Willy Wonka wants to assure the continuation of his chocolate factory upon his demise, but he has no natural heir. So he must go out and "adopt" one. He wants to be sure to choose someone worthy of the task, since the future of the company is as stake. So he arranges for the contest. Through a series of challenges, he will screen out the best candidate.

Charlie is ultimately chosen, but to fulfill the necessary requirements, Willy Wonka would have him abandon everything for his project. Charlies loves his family and cannot leave them in the lurch. Wonka can't understand such family attachments since his own family history is lacking in this domain.

The resolution comes when Willy Wonka finally realizes why he feels this way. His father, who was a dentist, treated his own son as an orthodontic "project" instead of a person; it is natural then that Wonka would repeat these same mistakes with Joe as long as these reasons are submerged in his memory.

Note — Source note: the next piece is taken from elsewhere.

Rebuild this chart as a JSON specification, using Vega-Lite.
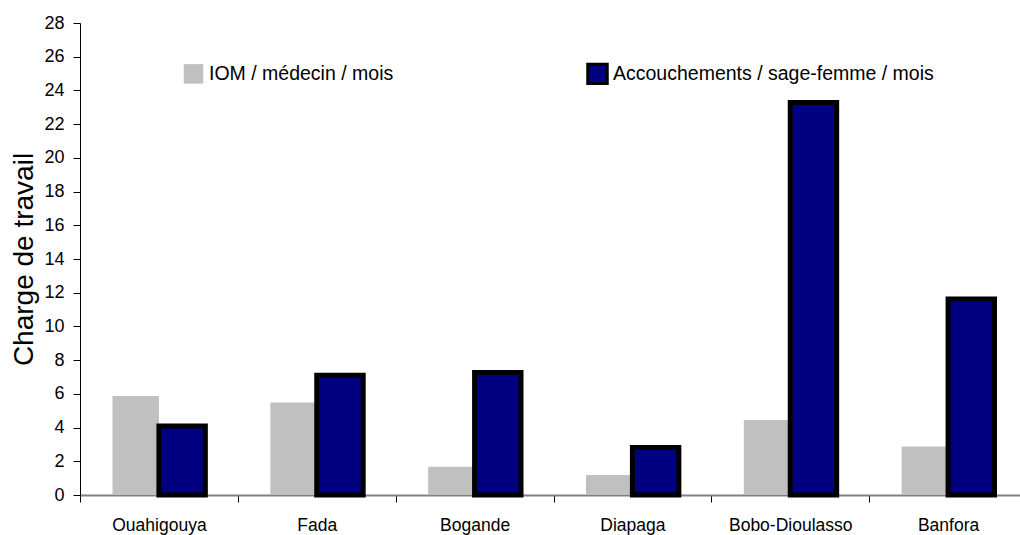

Willie Wonka's memory is later shaken and he recalls his past. He is more compassionate then towards Charlie, and Charlie is able to "take the reins" of the Wonka business without abandoning his family.

There are other problems which arise, such as Charlie's hestitation to even keep the winning ticket for himself and later the exploitation of the Oompa-Loompas, but the main gist of conflict remains in Wonka's quest for an heir and in Charlie's conflict of loyalties.